> **Problem**
Please transcribe the listing below in full and word for word, without its pictures.

> **Information provided**
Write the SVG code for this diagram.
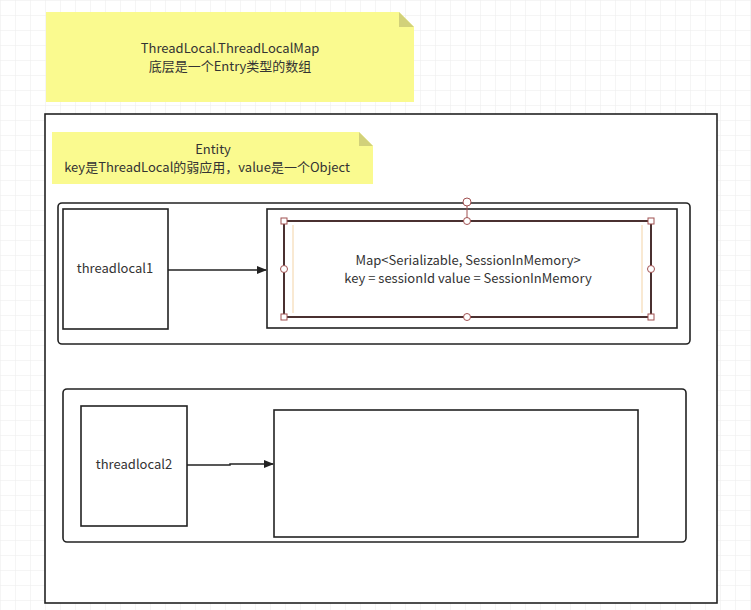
<svg xmlns="http://www.w3.org/2000/svg" width="751" height="610" viewBox="0 0 751 610">
<defs>
<pattern id="grid" width="15" height="15" patternUnits="userSpaceOnUse"><path d="M15 0H0V15" fill="none" stroke="#ececec" stroke-width="1"/></pattern>
<marker id="ar" markerWidth="10" markerHeight="8" refX="9" refY="4" orient="auto" markerUnits="userSpaceOnUse"><path d="M0 0L10 4L0 8z" fill="#222"/></marker>
<style>
text{font-family:"Microsoft YaHei","Noto Sans CJK SC","Noto Sans",sans-serif;font-size:13px;fill:#333;text-anchor:middle}
.box{fill:#fff;stroke:#222;stroke-width:1.6}
.note{fill:#fafa8f}
.fold{fill:#d2d17a}
.h{fill:#fff;stroke:#a05050;stroke-width:1}
</style>
</defs>
<rect width="751" height="610" fill="#fff"/>
<rect width="751" height="610" fill="url(#grid)"/>
<g id="note1"><path class="note" d="M46 12H399L414 27V102H46z"/><path class="fold" d="M399 12L414 27H399z"/><text x="230" y="53">ThreadLocal.ThreadLocalMap</text><text x="230" y="71">底层是一个Entry类型的数组</text></g>
<g id="container"><rect class="box" x="45" y="114" width="672" height="489"/></g>
<g id="note2"><path class="note" d="M52 132H359L373 146V184H52z"/><path class="fold" d="M359 132L373 146H359z"/><text x="213" y="154">Entity</text><text x="207" y="172">key是ThreadLocal的弱应用，value是一个Object</text></g>
<g id="row1"><rect class="box" x="58" y="203" width="632" height="141" rx="4"/></g>
<g id="threadlocal1"><rect class="box" x="63" y="209" width="105" height="120"/><text x="115" y="273">threadlocal1</text></g>
<g id="map"><rect class="box" x="267" y="209" width="410" height="119"/>
<rect x="284" y="221" width="367" height="96" fill="#fff" stroke="#4a3030" stroke-width="2"/>
<path d="M293 225V313M642 225V313" fill="none" stroke="#f0c890" stroke-width="0.8"/>
<text x="468" y="265">Map&lt;Serializable, SessionInMemory&gt;</text><text x="468" y="283">key = sessionId  value = SessionInMemory</text>
<line x1="467" y1="202" x2="467" y2="221" stroke="#a05050"/>
<circle class="h" cx="467" cy="202" r="4"/>
<rect class="h" x="281" y="218" width="6" height="6"/><rect class="h" x="648" y="218" width="6" height="6"/><rect class="h" x="281" y="314" width="6" height="6"/><rect class="h" x="648" y="314" width="6" height="6"/>
<circle class="h" cx="467" cy="221" r="3.5"/><circle class="h" cx="467" cy="317" r="3.5"/><circle class="h" cx="284" cy="269" r="3.5"/><circle class="h" cx="651" cy="269" r="3.5"/>
</g>
<g id="row2"><rect class="box" x="63" y="389" width="623" height="153" rx="4"/></g>
<g id="threadlocal2"><rect class="box" x="81" y="406" width="106" height="120"/><text x="134" y="469">threadlocal2</text></g>
<g id="empty"><rect class="box" x="274" y="410" width="364" height="127"/></g>
<g id="connectors" fill="none" stroke="#222" stroke-width="1.5">
<path d="M168 270H266" marker-end="url(#ar)"/>
<path d="M187 465H230V464H273" marker-end="url(#ar)"/>
</g>
</svg>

> **Answer below**
Write the SVG code for this diagram.
<svg xmlns="http://www.w3.org/2000/svg" width="751" height="610" viewBox="0 0 751 610">
<defs>
<pattern id="grid" width="15" height="15" patternUnits="userSpaceOnUse"><path d="M15 0H0V15" fill="none" stroke="#ececec" stroke-width="1"/></pattern>
<marker id="ar" markerWidth="10" markerHeight="8" refX="9" refY="4" orient="auto" markerUnits="userSpaceOnUse"><path d="M0 0L10 4L0 8z" fill="#222"/></marker>
<style>
text{font-family:"Microsoft YaHei","Noto Sans CJK SC","Noto Sans",sans-serif;font-size:13px;fill:#333;text-anchor:middle}
.box{fill:#fff;stroke:#222;stroke-width:1.6}
.note{fill:#fafa8f}
.fold{fill:#d2d17a}
.h{fill:#fff;stroke:#a05050;stroke-width:1}
</style>
</defs>
<rect width="751" height="610" fill="#fff"/>
<rect width="751" height="610" fill="url(#grid)"/>
<g id="note1"><path class="note" d="M46 12H399L414 27V102H46z"/><path class="fold" d="M399 12L414 27H399z"/><text x="230" y="53">ThreadLocal.ThreadLocalMap</text><text x="230" y="71">底层是一个Entry类型的数组</text></g>
<g id="container"><rect class="box" x="45" y="114" width="672" height="489"/></g>
<g id="note2"><path class="note" d="M52 132H359L373 146V184H52z"/><path class="fold" d="M359 132L373 146H359z"/><text x="213" y="154">Entity</text><text x="207" y="172">key是ThreadLocal的弱应用，value是一个Object</text></g>
<g id="row1"><rect class="box" x="58" y="203" width="632" height="141" rx="4"/></g>
<g id="threadlocal1"><rect class="box" x="63" y="209" width="105" height="120"/><text x="115" y="273">threadlocal1</text></g>
<g id="map"><rect class="box" x="267" y="209" width="410" height="119"/>
<rect x="284" y="221" width="367" height="96" fill="#fff" stroke="#4a3030" stroke-width="2"/>
<path d="M293 225V313M642 225V313" fill="none" stroke="#f0c890" stroke-width="0.8"/>
<text x="468" y="265">Map&lt;Serializable, SessionInMemory&gt;</text><text x="468" y="283">key = sessionId  value = SessionInMemory</text>
<line x1="467" y1="202" x2="467" y2="221" stroke="#a05050"/>
<circle class="h" cx="467" cy="202" r="4"/>
<rect class="h" x="281" y="218" width="6" height="6"/><rect class="h" x="648" y="218" width="6" height="6"/><rect class="h" x="281" y="314" width="6" height="6"/><rect class="h" x="648" y="314" width="6" height="6"/>
<circle class="h" cx="467" cy="221" r="3.5"/><circle class="h" cx="467" cy="317" r="3.5"/><circle class="h" cx="284" cy="269" r="3.5"/><circle class="h" cx="651" cy="269" r="3.5"/>
</g>
<g id="row2"><rect class="box" x="63" y="389" width="623" height="153" rx="4"/></g>
<g id="threadlocal2"><rect class="box" x="81" y="406" width="106" height="120"/><text x="134" y="469">threadlocal2</text></g>
<g id="empty"><rect class="box" x="274" y="410" width="364" height="127"/></g>
<g id="connectors" fill="none" stroke="#222" stroke-width="1.5">
<path d="M168 270H266" marker-end="url(#ar)"/>
<path d="M187 465H230V464H273" marker-end="url(#ar)"/>
</g>
</svg>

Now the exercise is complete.